Begin

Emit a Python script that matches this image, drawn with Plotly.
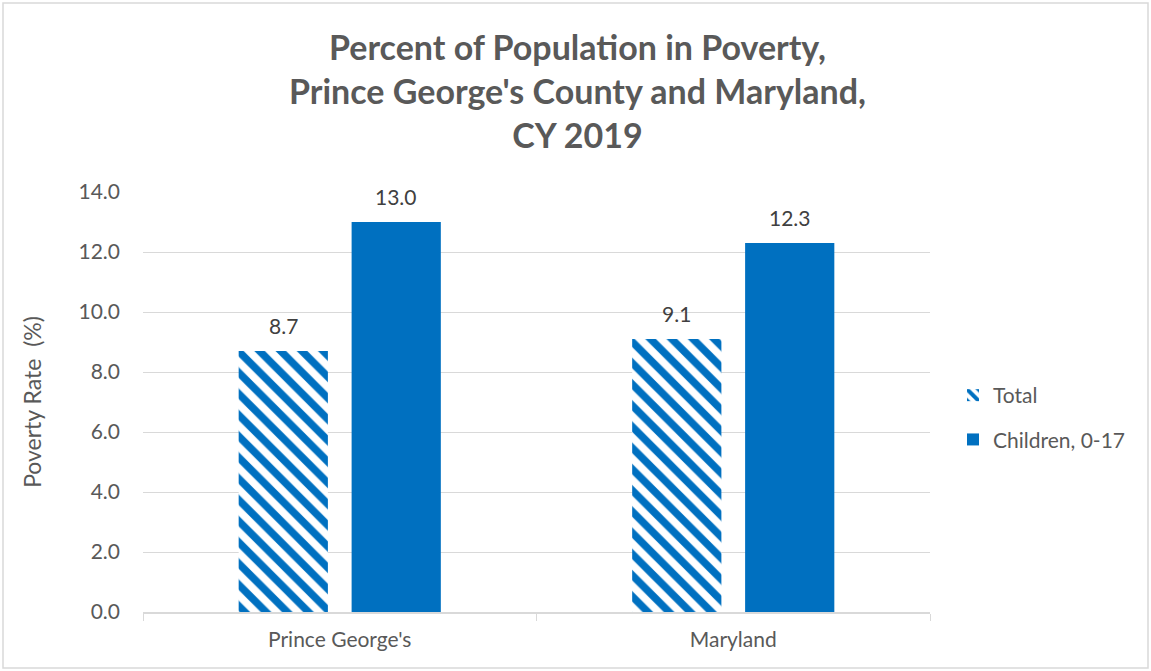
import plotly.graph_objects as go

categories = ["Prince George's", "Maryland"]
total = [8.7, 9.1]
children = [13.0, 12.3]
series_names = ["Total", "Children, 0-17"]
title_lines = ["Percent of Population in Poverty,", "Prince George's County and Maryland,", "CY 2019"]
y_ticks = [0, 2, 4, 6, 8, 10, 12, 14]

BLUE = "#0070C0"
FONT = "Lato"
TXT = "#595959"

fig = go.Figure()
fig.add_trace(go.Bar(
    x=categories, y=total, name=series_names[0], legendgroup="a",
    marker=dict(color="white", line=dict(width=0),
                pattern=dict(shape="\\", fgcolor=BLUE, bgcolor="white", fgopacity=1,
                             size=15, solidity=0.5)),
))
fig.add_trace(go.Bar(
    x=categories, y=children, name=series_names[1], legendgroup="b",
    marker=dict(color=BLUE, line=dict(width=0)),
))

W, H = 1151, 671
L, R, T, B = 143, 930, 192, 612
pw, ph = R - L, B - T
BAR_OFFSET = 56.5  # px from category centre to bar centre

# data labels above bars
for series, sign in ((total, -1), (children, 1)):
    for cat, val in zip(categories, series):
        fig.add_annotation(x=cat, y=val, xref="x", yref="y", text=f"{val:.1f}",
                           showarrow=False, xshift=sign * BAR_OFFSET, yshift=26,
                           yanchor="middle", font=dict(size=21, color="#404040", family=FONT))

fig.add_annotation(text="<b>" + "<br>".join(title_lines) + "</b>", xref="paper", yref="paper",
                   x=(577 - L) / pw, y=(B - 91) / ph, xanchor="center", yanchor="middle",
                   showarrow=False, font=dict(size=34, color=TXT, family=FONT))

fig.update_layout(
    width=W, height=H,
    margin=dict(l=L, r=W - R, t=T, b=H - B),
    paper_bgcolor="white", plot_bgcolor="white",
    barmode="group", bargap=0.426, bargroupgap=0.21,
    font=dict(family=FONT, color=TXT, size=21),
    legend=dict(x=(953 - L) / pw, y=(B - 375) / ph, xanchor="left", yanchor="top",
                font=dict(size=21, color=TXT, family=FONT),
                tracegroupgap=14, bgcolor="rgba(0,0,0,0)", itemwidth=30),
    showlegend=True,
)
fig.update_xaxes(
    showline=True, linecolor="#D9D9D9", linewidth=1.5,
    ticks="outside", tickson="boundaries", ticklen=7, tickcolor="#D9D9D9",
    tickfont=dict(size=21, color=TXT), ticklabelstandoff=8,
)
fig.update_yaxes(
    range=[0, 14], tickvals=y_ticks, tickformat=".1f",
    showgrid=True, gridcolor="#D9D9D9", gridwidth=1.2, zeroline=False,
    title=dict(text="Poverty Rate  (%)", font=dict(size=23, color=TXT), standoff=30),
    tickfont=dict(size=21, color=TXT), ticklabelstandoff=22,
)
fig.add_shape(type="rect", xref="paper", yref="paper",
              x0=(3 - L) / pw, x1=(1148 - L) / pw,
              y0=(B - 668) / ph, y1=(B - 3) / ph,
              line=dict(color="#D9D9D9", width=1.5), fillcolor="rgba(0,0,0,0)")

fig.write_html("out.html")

End

Skip every picture and return the lines above from the top through the one that contains "import plotly.graph_objects as go".

Emit a Python script that matches this image, drawn with Plotly.
import plotly.graph_objects as go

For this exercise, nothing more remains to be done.